I’ve mentioned before how my cats - like most cats - crave the sunshine. I’ve also mentioned my puzzlement over how animals who wear fur-coats and whose body temperature is about 100° Fahrenheit can not only stand, but enjoy, such heat. Some of my beasts even lie in heated cat-beds while the sunlight beats down upon them.
Be that as it may, there are any number of degrees to which cats may want to lie in the sunshine. Since five felines live with me, they present quite a diversity, significant of the cats themselves. My foster-cat, Parker, for instance, is a mild devotee of the rays. Though lying fully in the light, he is demure in his approach, lying sphinx-like, not drawing attention.
Josie, on the other hand, prefers the sun to fall upon her flanks. The whiteness of her fur may reflect much of the heat, and so she will gather as much of it as possible. And considering my Chubs, there is much of her with which to gather it.
Cammie doesn’t always like the direct beams. She will sometimes lie where she can feel the warmth along her length, but also will take the diffused rays, or allow the light to fall only upon a part of her body. She may savour the contrast between shine and shade.
The roly poly one is the least sunniest cat in the household, in terms of meteorology. He doesn’t often lie in the yellow light of our nearest star, wanting material comfort of soft cushions or folded blankets instead. Tucker has even more padding than Josie, so the extra temperatures afforded by the sun may not always be welcome.
And then there is Renn. My big boy, completely lacking in modesty, takes over any space to which he applies himself. He likes to feel the sun upon his furs, just as he likes to feel the texture of a rug or the deep massage of a hand. Life can be as large as he is himself, and he intends to enjoy it.

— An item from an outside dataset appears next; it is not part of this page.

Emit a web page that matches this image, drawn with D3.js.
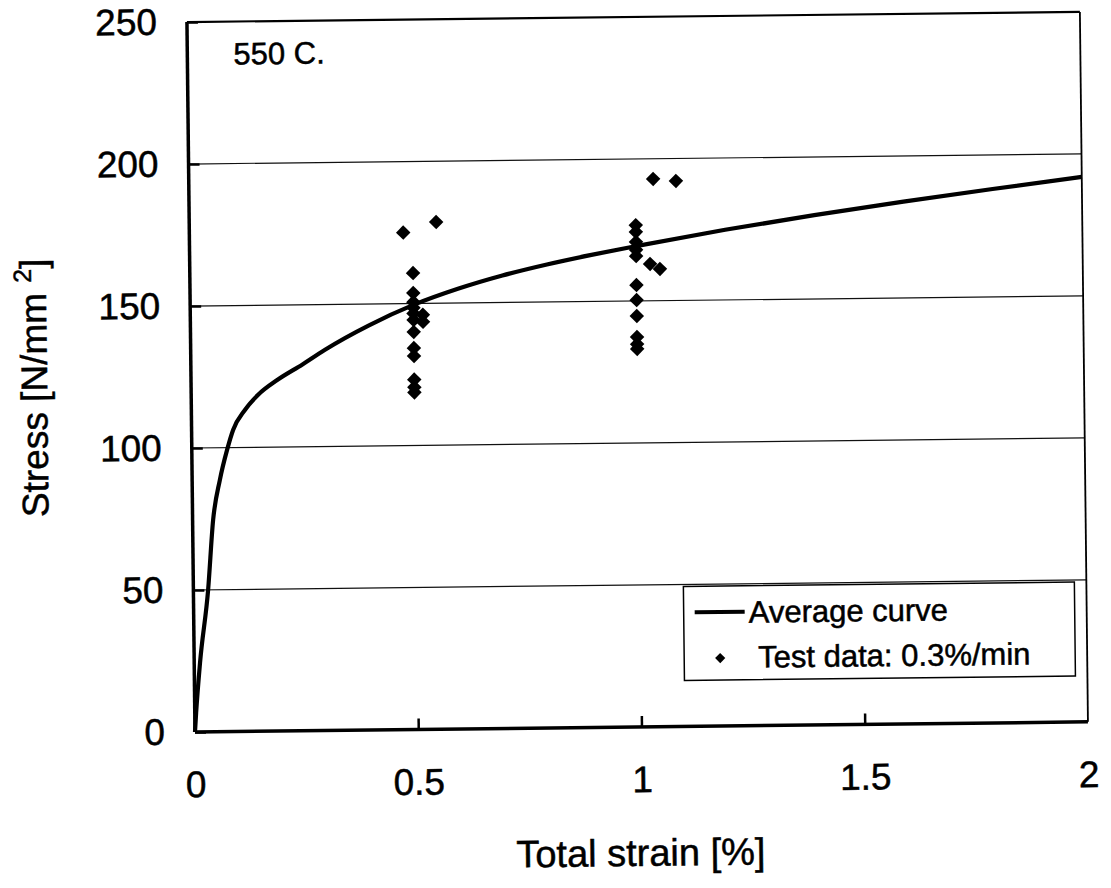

So, from shy to extroverted, attitudes in the apartment toward the sun and its light vary a great deal from cat to cat and, moreover, have little relation to the cats’ characters. While Parker is a rather outgoing fellow and Renn introspective, their reactions to the sun’s warmth are quite different. So is shown the hidden facets of an animal’s personality, as interesting and unexpected as any human’s.